Lal’s matter was tagged with eight other criminal appeals filed by Mohd. Aslam Khan, Shyam Lal, Raghbir Singh, Iqbal Singh, Gurpreet Singh, Balbir Singh and Mukesh Mittal, all of whom in distinct PMLA cases had not appeared before the Special Court after getting summoned. The Special Courts had issued warrants to procure their presence after which they had all filed for anticipatory bail before the Special Court which was rejected. The High Courts had rejected their prayers, following which the Supreme Court had passed individual interim orders protecting each of them from arrest.

Arguments of the Appellants

Lal argued that an investigation is considered to be complete when a Special Court takes cognisance under Section 44(1)(b) of the PMLA. The cognisance is taken by the court on the basis of the complaint filed by the officers. He argued that an arrest under Section 19 of the PMLA would be illegal after cognisance as it would be considered as a punishment to an undertrial.
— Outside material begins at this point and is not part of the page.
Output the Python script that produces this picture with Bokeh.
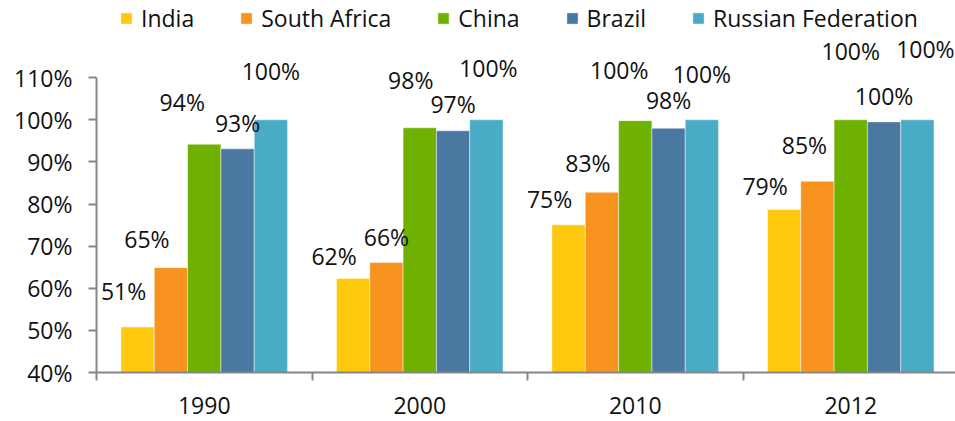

He also argued that the special court shall follow all provisions of CrPC after taking cognizance. Not all, but only those sections of CrPC which are inconsistent with PMLA shall not apply. 

He argued that a summons is issued by a court for an appearance and not to take them into custody. The accused has to submit a bond for appearance under Section 88 of the CrPC and need not file a bail application. A bond for appearance is a form of undertaking by an individual binding them to appear before such court, as required, during the proceeding of a case. 

Arguments by Respondents

The ED argued that it can make arrests after a cognisance by a special court for further investigation and supplementary complaints. They also argued that PMLA has an overriding effect over CrPC.

They contended that the accused is already considered to be in custody at the time of appearance before a Special Court.  He accordingly needs to apply for bail under Section 439 of the CrPC. Further, a bond application  under Section 88 of the CrPC shall be considered the same as a bail application. 

The Judgement

On 16 May 2024, in a 37-page judgement authored by Justice Oka, the Supreme Court held that the ED cannot arrest a person under the PMLA after a cognisance is taken by a Special Court. The Court also noted that proceedings shall be governed under CrPC after a cognisance is taken by the Special Court as the trial procedure under CrPC is not inconsistent with PMLA. It is only when certain procedures under the PMLA are in contradiction with the CrPC, the courts shall give weightage to the PMLA. They also held that if the ED wishes to take a person into custody, they shall apply to the Court. The Court may grant permission after hearing arguments on that application. An appearance after a summons would not be deemed as custody. Accordingly, a bond for appearance won’t be construed as a bail application.